Just as crude got a fresh lease of life post-OPEC’s output boost deal, the investing world must have gotten busy in re-shuffling their portfolios. OPEC members met on Jun 22 to discuss the feasibility of an output boost proposal.
Though no concrete figures have been provided, OPEC will now return to 100% agreement to the previously agreed output cuts. Saudi Arabia said the renewed deal will result in a nominal output rise of around 1 million barrels per day (bpd) or 1% of global supply while as per Iraq, the real increase would be a little less at around 770,000 bpd as many countries will strive to attain full quotas.
“People probably feared 1.5 million barrels a day.” Now a real output boost of about 770,000 bpd came as a pleasant surprise for the space, sending oil higher. WTI crude ETF United States Oil (USO - Free Report) and Brent fund United States Brent Oil (BNO - Free Report) gained more than 5% and 3.7% on Jun 22, respectively.
What Prompted OPEC to Boost Output?
The OPEC and non-OPEC members have been currently following an output cut agreement of 1.8 million bpd. However, OPEC reduced more than what was required. OPEC pegged the agreement at 152% in May of this year, resulting in an additional output cut of about 624,000 barrels a day.
This shortage seems to have failed to meet market demand (in the wake of increasing global demand) and forced the cartel to pump out more oil. Also, to make up for the supply loss from Venezuela and Iran, OPEC finalized the latest output raise deal.
Against this backdrop, it would be prudent to discuss sector ETFs that tend to gain on rising crude prices as well as ones that are likely to underperform.
Energy – SPDR S&P Oil & Gas Exploration & Production ETF (XOP - Free Report)
This is an obvious choice. If oil price remains stable on the smaller-than-expected output boost as well as a declining U.S. crude inventory, oil exploration and production stocks are sure to benefit as these companies will tend to pump more oil ahead. XOP added about 3.2% on Jun 22 (read: Oil Price Jumps on Syria Turmoil: ETFs & Stocks to Trade).
Retail - SPDR S&P Retail ETF (XRT - Free Report)

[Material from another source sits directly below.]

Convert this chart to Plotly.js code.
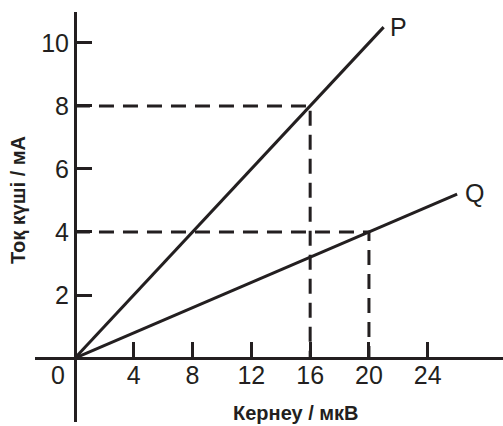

Lower gasoline prices are good news for retailers as consumers can make energy savings and spend more money on discretionary items. So, rising energy prices are not likely to bode well for retailers. XRT lost about 0.3% on Jun 22
Airlines - U.S. Global Jets ETF (JETS - Free Report)
The airline sector performs better in a falling crude scenario. This is especially true as energy costs form a major portion of overall costs of this sector. So, rising crude prices are likely to dent earnings of airline companies. The fund lost about 1.2% on Jun 22.

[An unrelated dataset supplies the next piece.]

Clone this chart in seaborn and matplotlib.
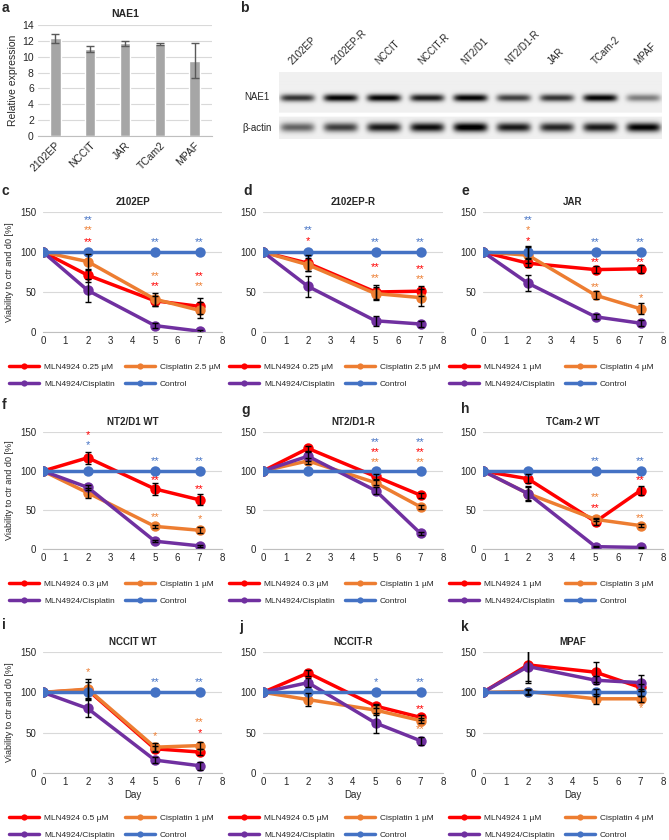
import numpy as np
import pandas as pd
import matplotlib
matplotlib.use('Agg')
import matplotlib.pyplot as plt
from matplotlib.lines import Line2D
import seaborn as sns

W, H = 669, 840

# ---- panel a: NAE1 expression
cells_a = ['2102EP', 'NCCIT', 'JAR', 'TCam2', 'MPAF']
nae1_expr = [12.3, 11.0, 11.7, 11.6, 9.5]
nae1_err = [0.6, 0.35, 0.3, 0.1, 2.2]

# ---- panel b: western blot band strength (0-1)
lanes_b = ['2102EP', '2102EP-R', 'NCCIT', 'NCCIT-R', 'NT2/D1',
           'NT2/D1-R', 'JAR', 'TCam-2', 'MPAF']
nae1_band = [0.75, 0.95, 0.95, 0.85, 0.95, 0.7, 0.75, 0.95, 0.45]
actin_band = [0.55, 0.7, 0.85, 0.9, 1.0, 0.85, 0.8, 0.85, 0.95]

# ---- panels c-k: viability
days = [0, 2, 5, 7]
control = [100, 100, 100, 100]
no_err = [0, 0, 0, 0]

c_mln = [100, 71, 39, 32]
c_cis = [100, 88, 41, 27]
c_combo = [100, 52, 8, 1]
c_mln_err = [0, 8, 6, 10]
c_cis_err = [0, 10, 8, 10]
c_combo_err = [0, 14, 3, 2]
c_stars = [(2, 140, '**', 3), (2, 127, '**', 1), (2, 113, '**', 0),
           (5, 113, '**', 3), (5, 70, '**', 1), (5, 57, '**', 0),
           (7, 113, '**', 3), (7, 70, '**', 0), (7, 57, '**', 1)]

d_mln = [100, 86, 50, 51]
d_cis = [100, 84, 48, 43]
d_combo = [100, 57, 14, 10]
d_mln_err = [0, 10, 9, 6]
d_cis_err = [0, 8, 8, 11]
d_combo_err = [0, 13, 6, 4]
d_stars = [(2, 127, '**', 3), (2, 114, '*', 0),
           (5, 113, '**', 3), (5, 81, '**', 0), (5, 68, '**', 1),
           (7, 113, '**', 3), (7, 79, '**', 0), (7, 66, '**', 1)]

e_mln = [100, 86, 78, 79]
e_cis = [100, 96, 46, 29]
e_combo = [100, 61, 19, 11]
e_mln_err = [0, 5, 4, 5]
e_cis_err = [0, 10, 5, 7]
e_combo_err = [0, 10, 3, 4]
e_ctrl_err = [0, 7, 0, 0]
e_stars = [(2, 140, '**', 3), (2, 127, '*', 1), (2, 114, '*', 0),
           (5, 113, '**', 3), (5, 88, '**', 0), (5, 56, '**', 1),
           (7, 113, '**', 3), (7, 88, '**', 0), (7, 43, '*', 1)]

f_mln = [100, 117, 77, 63]
f_cis = [100, 72, 29, 24]
f_combo = [100, 79, 10, 4]
f_mln_err = [0, 8, 8, 7]
f_cis_err = [0, 6, 2, 4]
f_combo_err = [0, 3, 1, 1]
f_stars = [(2, 146, '*', 0), (2, 133, '*', 3),
           (5, 113, '**', 3), (5, 89, '**', 0), (5, 41, '**', 1),
           (7, 113, '**', 3), (7, 77, '**', 0), (7, 38, '*', 1)]

g_mln = [100, 129, 93, 69]
g_cis = [100, 113, 85, 54]
g_combo = [100, 119, 75, 20]
g_mln_err = [0, 3, 3, 3]
g_cis_err = [0, 4, 3, 3]
g_combo_err = [0, 6, 4, 2]
g_stars = [(5, 137, '**', 3), (5, 124, '**', 0), (5, 111, '**', 1),
           (7, 137, '**', 3), (7, 124, '**', 0), (7, 111, '**', 1)]

h_mln = [100, 90, 35, 75]
h_cis = [100, 71, 38, 30]
h_combo = [100, 71, 3, 2]
h_mln_err = [0, 6, 4, 6]
h_cis_err = [0, 8, 2, 2]
h_combo_err = [0, 10, 1, 1]
h_stars = [(5, 113, '**', 3), (5, 66, '**', 1), (5, 52, '**', 0),
           (7, 113, '**', 3), (7, 88, '**', 0), (7, 40, '**', 1)]

i_mln = [100, 103, 30, 26]
i_cis = [100, 104, 32, 34]
i_combo = [100, 80, 16, 9]
i_mln_err = [0, 10, 4, 4]
i_cis_err = [0, 12, 5, 4]
i_combo_err = [0, 10, 4, 5]
i_stars = [(2, 125, '*', 1),
           (5, 113, '**', 3), (5, 46, '*', 1),
           (7, 113, '**', 3), (7, 63, '**', 1), (7, 50, '*', 0)]

j_mln = [100, 124, 83, 69]
j_cis = [100, 91, 78, 65]
j_combo = [100, 112, 62, 40]
j_mln_err = [0, 4, 3, 3]
j_cis_err = [0, 8, 6, 3]
j_combo_err = [0, 6, 12, 5]
j_stars = [(5, 113, '*', 3),
           (7, 113, '**', 3), (7, 79, '**', 0), (7, 54, '**', 1)]

k_mln = [100, 134, 125, 106]
k_cis = [100, 101, 92, 92]
k_combo = [100, 132, 115, 112]
k_mln_err = [0, 20, 12, 4]
k_cis_err = [0, 3, 6, 4]
k_combo_err = [0, 20, 5, 10]
k_ctrl_err = [0, 3, 4, 4]
k_stars = [(7, 80, '*', 1)]

colors = ['#ff0000', '#ed7d31', '#7030a0', '#4472c4']
GRID = '#d9d9d9'

sns.set_style('white')
plt.rcParams['font.family'] = ['Liberation Sans', 'DejaVu Sans']


def add_axes_px(fig, left, top, right, bottom):
    return fig.add_axes([left / W, 1 - bottom / H,
                         (right - left) / W, (bottom - top) / H])


def letter(fig, x, y, s):
    fig.text(x / W, 1 - y / H, s, fontsize=10, fontweight='bold',
             va='center', ha='left')


def draw_viability(fig, box, title, mln_label, cis_label, series, errs,
                   stars, ylabel, xlabel, legend_y):
    left, top, right, bottom = box
    ax = add_axes_px(fig, left, top, right, bottom)
    labels = [mln_label, cis_label, 'MLN4924/Cisplatin', 'Control']
    df = pd.DataFrame({
        'day': days * 4,
        'viability': sum(series, []),
        'treatment': sum([[lab] * 4 for lab in labels], []),
    })
    sns.lineplot(data=df, x='day', y='viability', hue='treatment',
                 hue_order=labels, palette=colors, marker='o',
                 markersize=7.5, markeredgewidth=0, linewidth=2.5,
                 legend=False, ax=ax)
    for vals, err in zip(series, errs):
        pts = [(d, v, e) for d, v, e in zip(days, vals, err) if e > 0]
        if pts:
            ax.errorbar([p[0] for p in pts], [p[1] for p in pts],
                        yerr=[p[2] for p in pts], fmt='none',
                        ecolor='black', elinewidth=1, capsize=2.5,
                        capthick=1, zorder=6)
    for d, y, s, k in stars:
        ax.text(d, y, s, color=colors[k], fontsize=8, ha='center',
                va='center')
    ax.set_xlim(0, 8)
    ax.set_ylim(0, 150)
    ax.set_xticks(range(9))
    ax.set_yticks([0, 50, 100, 150])
    ax.yaxis.grid(True, color=GRID, linewidth=0.8)
    ax.set_axisbelow(True)
    for s in ['left', 'right', 'top']:
        ax.spines[s].set_visible(False)
    ax.spines['bottom'].set_color('#bfbfbf')
    ax.tick_params(length=0, labelsize=7, pad=3)
    ax.tick_params(axis='y', pad=5)
    ax.set_title(title, fontsize=7, fontweight='bold', pad=5)
    ax.set_xlabel('Day' if xlabel else '', fontsize=7, labelpad=2)
    ax.set_ylabel('Viability to ctr and d0 [%]' if ylabel else '',
                  fontsize=6.5, labelpad=4)
    handles = [Line2D([], [], color=c, lw=2.5, marker='o', markersize=4.5,
                      markeredgewidth=0) for c in colors]
    order = [0, 2, 1, 3]
    ax.legend([handles[i] for i in order], [labels[i] for i in order],
              ncol=2, loc='upper left', frameon=False, fontsize=6,
              bbox_to_anchor=((left - 34) / W, 1 - legend_y / H),
              bbox_transform=fig.transFigure, handlelength=3.6,
              handletextpad=0.6, columnspacing=1.2, labelspacing=1.1,
              borderpad=0, borderaxespad=0)
    return ax


fig = plt.figure(figsize=(W / 100, H / 100), dpi=100)

# ---- panel a
ax_a = add_axes_px(fig, 38, 25, 212, 136)
sns.barplot(x=cells_a, y=nae1_expr, color='#a6a6a6', width=0.3,
            saturation=1, ax=ax_a)
ax_a.errorbar(range(len(cells_a)), nae1_expr, yerr=nae1_err, fmt='none',
              ecolor='#595959', elinewidth=1, capsize=3, capthick=1)
ax_a.set_xlim(-0.5, 4.5)
ax_a.set_ylim(0, 14)
ax_a.set_yticks(range(0, 15, 2))
ax_a.yaxis.grid(True, color=GRID, linewidth=0.8)
ax_a.set_axisbelow(True)
for s in ['left', 'right', 'top']:
    ax_a.spines[s].set_visible(False)
ax_a.spines['bottom'].set_color('#bfbfbf')
ax_a.tick_params(length=0, labelsize=7.5, pad=3)
plt.setp(ax_a.get_xticklabels(), rotation=45, ha='right',
         rotation_mode='anchor')
ax_a.set_ylabel('Relative expression', fontsize=7.5, labelpad=3)
ax_a.set_title('NAE1', fontsize=7.5, fontweight='bold', pad=6)

# ---- panel b: blot drawn from band strengths
bx0, bx1, by0, by1 = 279, 662, 72, 139
ax_b = add_axes_px(fig, bx0, by0, bx1, by1)
bw, bh = bx1 - bx0, by1 - by0
xs = np.arange(bw)[None, :]
ys = np.arange(bh)[:, None]
img = np.full((bh, bw), 0.06)
img[41:45, :] = 0.0
centers = [18 + 43.25 * i for i in range(len(lanes_b))]
for cx, s1, s2 in zip(centers, nae1_band, actin_band):
    xprof = np.exp(-((xs - cx) / 17.0) ** 6)
    img += s1 * xprof * np.exp(-((ys - 26) / 3.6) ** 2)
    img += s2 * xprof * np.exp(-((ys - 55) / 4.5) ** 2)
img = np.clip(img, 0, 1)
ax_b.imshow(img, cmap='gray_r', vmin=0, vmax=1, aspect='auto',
            extent=(0, bw, bh, 0), interpolation='bilinear')
ax_b.set_axis_off()
for cx, name in zip(centers, lanes_b):
    fig.text((bx0 + cx - 3) / W, 1 - 66 / H, name, rotation=45,
             rotation_mode='anchor', ha='left', va='bottom', fontsize=7)
fig.text(257 / W, 1 - 97 / H, 'NAE1', fontsize=7, ha='center',
         va='center')
fig.text(257 / W, 1 - 128 / H, '\u03b2-actin', fontsize=7, ha='center',
         va='center')

# ---- panels c-k
row_boxes = [(212, 332, 367), (432, 549, 584), (652, 773, 818)]
col_lr = [(43, 222), (263, 443), (483, 663)]
panels = [
    ('2102EP', 'MLN4924 0.25 \u00b5M', 'Cisplatin 2.5 \u00b5M',
     [c_mln, c_cis, c_combo, control],
     [c_mln_err, c_cis_err, c_combo_err, no_err], c_stars),
    ('2102EP-R', 'MLN4924 0.25 \u00b5M', 'Cisplatin 2.5 \u00b5M',
     [d_mln, d_cis, d_combo, control],
     [d_mln_err, d_cis_err, d_combo_err, no_err], d_stars),
    ('JAR', 'MLN4924 1 \u00b5M', 'Cisplatin 4 \u00b5M',
     [e_mln, e_cis, e_combo, control],
     [e_mln_err, e_cis_err, e_combo_err, e_ctrl_err], e_stars),
    ('NT2/D1 WT', 'MLN4924 0.3 \u00b5M', 'Cisplatin 1 \u00b5M',
     [f_mln, f_cis, f_combo, control],
     [f_mln_err, f_cis_err, f_combo_err, no_err], f_stars),
    ('NT2/D1-R', 'MLN4924 0.3 \u00b5M', 'Cisplatin 1 \u00b5M',
     [g_mln, g_cis, g_combo, control],
     [g_mln_err, g_cis_err, g_combo_err, no_err], g_stars),
    ('TCam-2 WT', 'MLN4924 1 \u00b5M', 'Cisplatin 3 \u00b5M',
     [h_mln, h_cis, h_combo, control],
     [h_mln_err, h_cis_err, h_combo_err, no_err], h_stars),
    ('NCCIT WT', 'MLN4924 0.5 \u00b5M', 'Cisplatin 1 \u00b5M',
     [i_mln, i_cis, i_combo, control],
     [i_mln_err, i_cis_err, i_combo_err, no_err], i_stars),
    ('NCCIT-R', 'MLN4924 0.5 \u00b5M', 'Cisplatin 1 \u00b5M',
     [j_mln, j_cis, j_combo, control],
     [j_mln_err, j_cis_err, j_combo_err, no_err], j_stars),
    ('MPAF', 'MLN4924 1 \u00b5M', 'Cisplatin 4 \u00b5M',
     [k_mln, k_cis, k_combo, control],
     [k_mln_err, k_cis_err, k_combo_err, k_ctrl_err], k_stars),
]
for n, (title, ml, cl, series, errs, stars) in enumerate(panels):
    r, c = divmod(n, 3)
    top, bottom, leg_y = row_boxes[r]
    left, right = col_lr[c]
    draw_viability(fig, (left, top, right, bottom), title, ml, cl, series,
                   errs, stars, ylabel=(c == 0), xlabel=(r == 2),
                   legend_y=leg_y - 4)

letter(fig, 2, 8, 'a')
letter(fig, 240, 8, 'b')
for s, x, y in [('c', 2, 191), ('d', 243, 191), ('e', 461, 191),
                ('f', 2, 405), ('g', 241, 410), ('h', 461, 409),
                ('i', 2, 625), ('j', 239, 627), ('k', 461, 627)]:
    letter(fig, x, y, s)

fig.savefig('out.png', dpi=100)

Before the OPEC meeting, IATA expected oil price to average $70 a barrel this year, up from $54.90 last year and its earlier guidance of $60. This along with a few other factors led IATA to cut the profit outlook of the industry (read: Will the Airline ETF Crash on Oil Price Jump?).
Transportation – iShares Transportation Average ETF (IYT - Free Report)
The broader transportation sector is set to lose from rising crude. This is especially true as energy costs form a major portion of overall costs of this sector. The fund slipped about 0.5% on Jun 22.